(Figure scripts)
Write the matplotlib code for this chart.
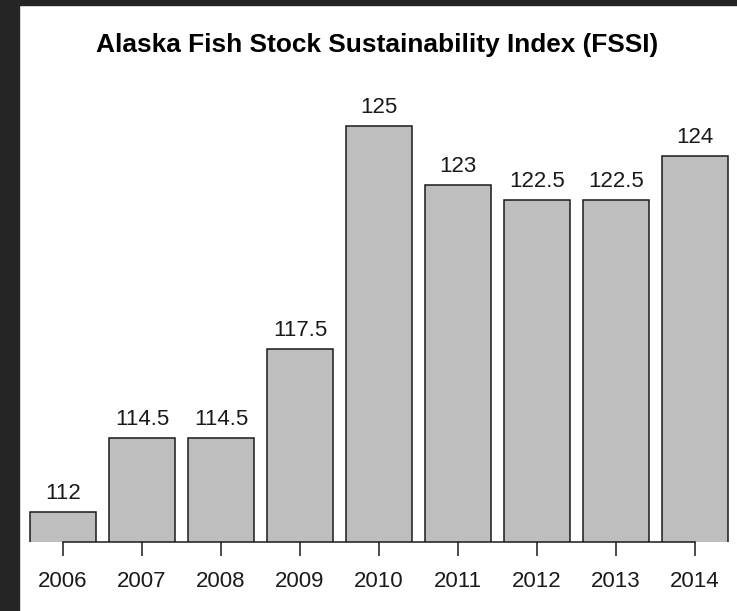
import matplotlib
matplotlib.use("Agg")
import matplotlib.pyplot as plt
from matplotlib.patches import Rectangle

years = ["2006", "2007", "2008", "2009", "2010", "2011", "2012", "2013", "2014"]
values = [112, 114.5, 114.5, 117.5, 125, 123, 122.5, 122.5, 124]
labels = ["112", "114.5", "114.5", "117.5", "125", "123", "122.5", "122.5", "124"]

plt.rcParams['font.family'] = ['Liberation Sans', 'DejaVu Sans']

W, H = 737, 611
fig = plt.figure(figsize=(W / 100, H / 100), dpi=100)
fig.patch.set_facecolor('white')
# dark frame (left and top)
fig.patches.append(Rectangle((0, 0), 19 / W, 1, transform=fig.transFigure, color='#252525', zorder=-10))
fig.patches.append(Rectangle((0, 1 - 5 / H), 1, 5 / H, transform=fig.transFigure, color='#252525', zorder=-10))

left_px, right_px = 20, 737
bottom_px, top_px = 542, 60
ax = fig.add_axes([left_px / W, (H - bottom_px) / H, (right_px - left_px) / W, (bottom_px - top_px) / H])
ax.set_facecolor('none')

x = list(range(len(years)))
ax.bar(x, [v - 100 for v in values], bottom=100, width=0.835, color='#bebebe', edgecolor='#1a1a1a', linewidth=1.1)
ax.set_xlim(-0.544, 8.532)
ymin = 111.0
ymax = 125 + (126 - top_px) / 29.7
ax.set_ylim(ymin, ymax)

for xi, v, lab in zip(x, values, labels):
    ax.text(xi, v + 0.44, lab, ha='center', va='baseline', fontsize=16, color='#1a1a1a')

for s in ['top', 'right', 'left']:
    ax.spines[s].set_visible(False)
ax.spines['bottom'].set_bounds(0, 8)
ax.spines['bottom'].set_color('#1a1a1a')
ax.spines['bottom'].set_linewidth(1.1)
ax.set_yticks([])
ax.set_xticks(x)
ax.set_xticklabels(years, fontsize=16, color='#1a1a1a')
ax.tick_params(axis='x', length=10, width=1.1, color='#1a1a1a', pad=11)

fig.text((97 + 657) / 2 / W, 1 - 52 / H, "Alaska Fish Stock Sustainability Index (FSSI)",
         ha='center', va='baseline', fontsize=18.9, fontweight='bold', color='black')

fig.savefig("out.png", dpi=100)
---
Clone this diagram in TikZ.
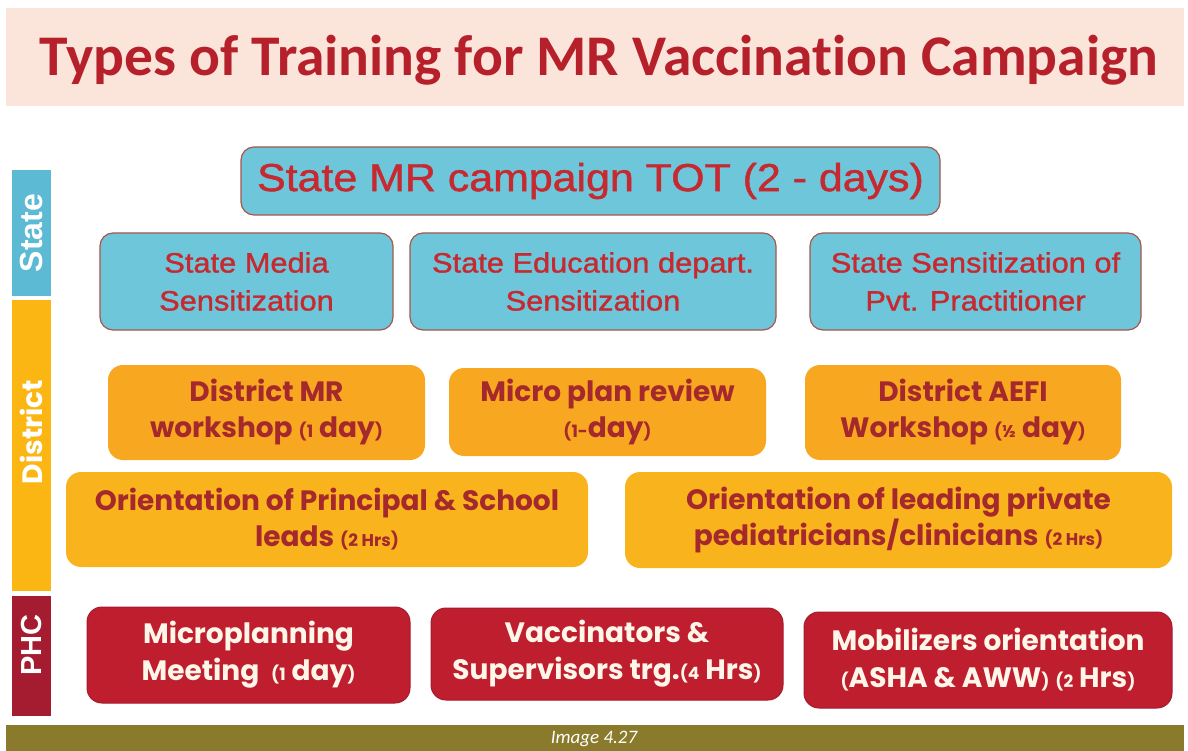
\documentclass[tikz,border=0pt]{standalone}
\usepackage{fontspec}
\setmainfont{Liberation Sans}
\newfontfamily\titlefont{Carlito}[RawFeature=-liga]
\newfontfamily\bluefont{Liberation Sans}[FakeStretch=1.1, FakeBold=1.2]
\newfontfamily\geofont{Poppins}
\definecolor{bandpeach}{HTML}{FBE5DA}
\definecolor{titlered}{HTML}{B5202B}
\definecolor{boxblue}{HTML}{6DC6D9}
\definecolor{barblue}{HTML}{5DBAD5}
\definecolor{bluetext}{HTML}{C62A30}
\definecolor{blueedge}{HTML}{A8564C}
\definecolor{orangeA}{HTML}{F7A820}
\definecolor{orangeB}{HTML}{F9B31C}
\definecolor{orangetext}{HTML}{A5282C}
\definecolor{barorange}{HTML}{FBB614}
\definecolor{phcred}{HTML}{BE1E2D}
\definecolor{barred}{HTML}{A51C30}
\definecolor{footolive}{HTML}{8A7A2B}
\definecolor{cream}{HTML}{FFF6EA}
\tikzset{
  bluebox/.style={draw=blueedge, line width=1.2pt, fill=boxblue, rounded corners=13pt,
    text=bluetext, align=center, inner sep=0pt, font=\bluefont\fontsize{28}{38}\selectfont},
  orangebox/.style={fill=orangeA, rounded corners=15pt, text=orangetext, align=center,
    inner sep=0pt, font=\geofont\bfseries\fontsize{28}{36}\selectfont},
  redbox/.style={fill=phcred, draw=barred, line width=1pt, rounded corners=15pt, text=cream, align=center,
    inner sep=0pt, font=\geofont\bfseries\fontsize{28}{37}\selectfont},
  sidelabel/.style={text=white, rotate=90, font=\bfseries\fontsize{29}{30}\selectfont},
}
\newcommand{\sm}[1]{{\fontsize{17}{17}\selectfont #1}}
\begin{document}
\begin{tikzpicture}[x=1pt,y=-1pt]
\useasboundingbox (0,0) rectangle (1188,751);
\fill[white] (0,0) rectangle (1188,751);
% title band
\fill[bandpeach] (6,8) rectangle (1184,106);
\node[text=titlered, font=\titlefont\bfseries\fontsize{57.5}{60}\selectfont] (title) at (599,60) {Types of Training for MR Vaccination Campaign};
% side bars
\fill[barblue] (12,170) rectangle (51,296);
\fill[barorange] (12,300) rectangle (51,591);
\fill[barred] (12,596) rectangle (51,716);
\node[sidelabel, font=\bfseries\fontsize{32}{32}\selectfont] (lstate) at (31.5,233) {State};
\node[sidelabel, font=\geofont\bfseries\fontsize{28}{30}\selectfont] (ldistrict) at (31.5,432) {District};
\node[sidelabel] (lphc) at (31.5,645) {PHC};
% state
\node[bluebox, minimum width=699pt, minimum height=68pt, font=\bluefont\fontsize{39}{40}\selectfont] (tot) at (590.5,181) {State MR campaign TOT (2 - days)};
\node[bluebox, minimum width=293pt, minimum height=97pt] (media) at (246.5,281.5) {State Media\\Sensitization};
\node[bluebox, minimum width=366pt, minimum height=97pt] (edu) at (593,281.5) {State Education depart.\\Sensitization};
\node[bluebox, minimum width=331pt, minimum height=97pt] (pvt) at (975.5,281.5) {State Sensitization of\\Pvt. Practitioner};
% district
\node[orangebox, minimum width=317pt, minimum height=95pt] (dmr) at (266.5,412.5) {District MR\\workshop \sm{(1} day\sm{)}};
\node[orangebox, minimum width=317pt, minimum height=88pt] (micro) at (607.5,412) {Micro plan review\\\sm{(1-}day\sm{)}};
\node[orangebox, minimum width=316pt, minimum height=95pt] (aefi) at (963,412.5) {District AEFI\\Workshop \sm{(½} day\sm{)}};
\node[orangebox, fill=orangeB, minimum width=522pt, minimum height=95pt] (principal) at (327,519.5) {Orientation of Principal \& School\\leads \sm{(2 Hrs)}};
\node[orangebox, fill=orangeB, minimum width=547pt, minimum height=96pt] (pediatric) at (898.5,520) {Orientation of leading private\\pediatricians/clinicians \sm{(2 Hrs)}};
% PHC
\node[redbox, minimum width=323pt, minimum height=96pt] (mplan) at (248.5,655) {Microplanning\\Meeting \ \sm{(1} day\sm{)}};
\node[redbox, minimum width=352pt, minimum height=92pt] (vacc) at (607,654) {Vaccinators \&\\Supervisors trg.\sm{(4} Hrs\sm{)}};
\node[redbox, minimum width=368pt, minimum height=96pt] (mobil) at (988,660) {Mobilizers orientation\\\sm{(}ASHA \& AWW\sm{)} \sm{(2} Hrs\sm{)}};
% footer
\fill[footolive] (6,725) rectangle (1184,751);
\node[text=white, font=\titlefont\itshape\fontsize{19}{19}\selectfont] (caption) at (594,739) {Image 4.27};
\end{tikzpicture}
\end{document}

Exercise description: In the listing above, find the line containing "Write the matplotlib code for this chart." and the line containing "plt.rcParams['font.family'] = ['Liberation". Reproduce those lines and all between them exactly, with no pictures and nothing more.

Response to the exercise:
Write the matplotlib code for this chart.
import matplotlib
matplotlib.use("Agg")
import matplotlib.pyplot as plt
from matplotlib.patches import Rectangle

years = ["2006", "2007", "2008", "2009", "2010", "2011", "2012", "2013", "2014"]
values = [112, 114.5, 114.5, 117.5, 125, 123, 122.5, 122.5, 124]
labels = ["112", "114.5", "114.5", "117.5", "125", "123", "122.5", "122.5", "124"]

plt.rcParams['font.family'] = ['Liberation Sans', 'DejaVu Sans']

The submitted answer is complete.